» AIM OF THE EXERCISE:
From the listing below, select every line where the word "HTML" appears.

» EXTRACTED MATERIAL:
------
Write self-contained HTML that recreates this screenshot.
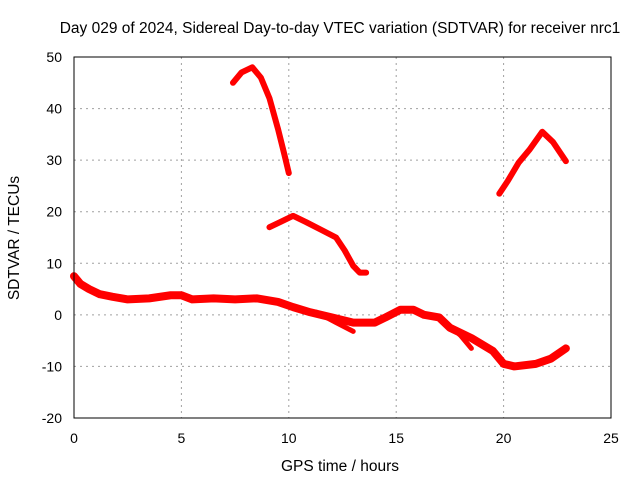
------
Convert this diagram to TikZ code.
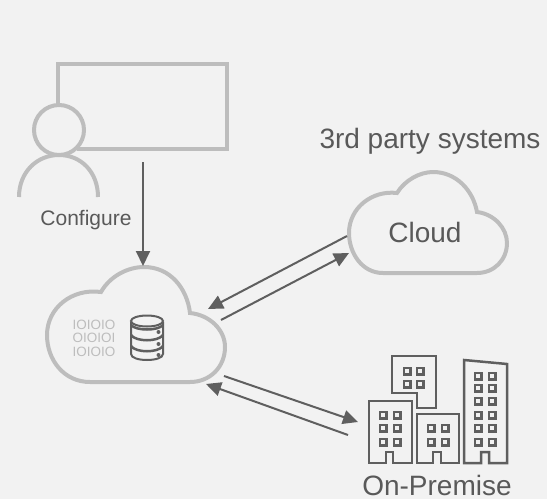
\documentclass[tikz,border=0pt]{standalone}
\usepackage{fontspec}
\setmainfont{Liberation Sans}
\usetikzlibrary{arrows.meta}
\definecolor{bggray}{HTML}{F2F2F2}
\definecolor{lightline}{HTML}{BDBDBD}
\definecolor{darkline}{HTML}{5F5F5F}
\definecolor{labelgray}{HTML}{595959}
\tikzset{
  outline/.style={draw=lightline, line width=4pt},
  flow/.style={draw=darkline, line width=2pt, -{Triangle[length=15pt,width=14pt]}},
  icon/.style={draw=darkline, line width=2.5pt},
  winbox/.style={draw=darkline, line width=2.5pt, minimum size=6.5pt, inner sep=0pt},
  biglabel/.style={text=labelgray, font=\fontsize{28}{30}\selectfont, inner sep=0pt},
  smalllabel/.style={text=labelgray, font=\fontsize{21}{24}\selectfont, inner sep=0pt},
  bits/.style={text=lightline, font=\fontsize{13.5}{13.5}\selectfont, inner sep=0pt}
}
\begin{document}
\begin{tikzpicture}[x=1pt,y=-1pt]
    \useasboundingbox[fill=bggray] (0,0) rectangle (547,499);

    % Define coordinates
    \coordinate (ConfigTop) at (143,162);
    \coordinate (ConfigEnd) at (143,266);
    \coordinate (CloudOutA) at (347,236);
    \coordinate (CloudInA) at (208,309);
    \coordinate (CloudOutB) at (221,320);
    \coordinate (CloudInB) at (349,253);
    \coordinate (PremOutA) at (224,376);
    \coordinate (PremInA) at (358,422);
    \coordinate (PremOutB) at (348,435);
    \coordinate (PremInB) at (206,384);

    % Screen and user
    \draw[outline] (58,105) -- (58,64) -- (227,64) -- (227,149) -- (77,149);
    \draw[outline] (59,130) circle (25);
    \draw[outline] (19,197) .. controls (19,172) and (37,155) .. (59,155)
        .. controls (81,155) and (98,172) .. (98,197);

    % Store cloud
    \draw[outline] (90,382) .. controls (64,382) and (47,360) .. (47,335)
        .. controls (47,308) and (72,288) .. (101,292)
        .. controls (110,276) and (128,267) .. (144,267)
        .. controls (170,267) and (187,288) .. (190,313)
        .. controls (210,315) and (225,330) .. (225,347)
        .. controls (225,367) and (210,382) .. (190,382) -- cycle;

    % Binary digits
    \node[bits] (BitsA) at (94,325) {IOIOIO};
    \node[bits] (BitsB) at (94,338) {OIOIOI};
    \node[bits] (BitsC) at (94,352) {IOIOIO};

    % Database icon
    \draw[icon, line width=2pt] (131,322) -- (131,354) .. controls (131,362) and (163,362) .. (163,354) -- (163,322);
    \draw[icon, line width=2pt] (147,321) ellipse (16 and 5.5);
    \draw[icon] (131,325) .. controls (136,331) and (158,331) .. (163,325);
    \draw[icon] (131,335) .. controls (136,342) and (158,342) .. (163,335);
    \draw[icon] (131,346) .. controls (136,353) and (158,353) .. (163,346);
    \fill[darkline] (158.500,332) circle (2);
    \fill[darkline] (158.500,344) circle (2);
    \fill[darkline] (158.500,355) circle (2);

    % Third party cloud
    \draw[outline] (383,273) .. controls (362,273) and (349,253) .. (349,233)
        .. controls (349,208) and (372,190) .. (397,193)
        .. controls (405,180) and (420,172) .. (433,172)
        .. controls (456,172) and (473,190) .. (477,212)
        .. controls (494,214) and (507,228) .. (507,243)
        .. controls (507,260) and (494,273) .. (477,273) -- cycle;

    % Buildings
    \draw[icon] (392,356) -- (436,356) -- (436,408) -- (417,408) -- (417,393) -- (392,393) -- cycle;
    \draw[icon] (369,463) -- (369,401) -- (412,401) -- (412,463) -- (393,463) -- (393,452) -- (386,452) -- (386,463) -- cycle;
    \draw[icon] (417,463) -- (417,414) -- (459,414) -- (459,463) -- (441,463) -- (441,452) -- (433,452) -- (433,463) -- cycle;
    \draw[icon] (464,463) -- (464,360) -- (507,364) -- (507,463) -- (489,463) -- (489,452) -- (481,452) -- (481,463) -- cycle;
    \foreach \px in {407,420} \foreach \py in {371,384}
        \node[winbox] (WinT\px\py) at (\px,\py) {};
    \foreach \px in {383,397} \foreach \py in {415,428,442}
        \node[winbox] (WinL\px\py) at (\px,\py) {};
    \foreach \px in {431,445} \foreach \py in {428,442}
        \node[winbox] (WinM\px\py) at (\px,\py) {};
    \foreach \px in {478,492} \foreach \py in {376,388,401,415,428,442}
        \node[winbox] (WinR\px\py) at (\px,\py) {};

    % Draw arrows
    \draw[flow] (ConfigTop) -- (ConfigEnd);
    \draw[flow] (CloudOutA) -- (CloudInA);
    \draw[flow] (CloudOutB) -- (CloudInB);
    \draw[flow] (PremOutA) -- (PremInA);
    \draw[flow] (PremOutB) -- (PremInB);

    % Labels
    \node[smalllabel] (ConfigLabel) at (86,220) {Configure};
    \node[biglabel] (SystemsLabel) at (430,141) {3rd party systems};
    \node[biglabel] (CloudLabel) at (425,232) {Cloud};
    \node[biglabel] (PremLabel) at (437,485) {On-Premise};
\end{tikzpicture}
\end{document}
------
» TASK SOLUTION:
Write self-contained HTML that recreates this screenshot.
\definecolor{bggray}{HTML}{F2F2F2}
\definecolor{lightline}{HTML}{BDBDBD}
\definecolor{darkline}{HTML}{5F5F5F}
\definecolor{labelgray}{HTML}{595959}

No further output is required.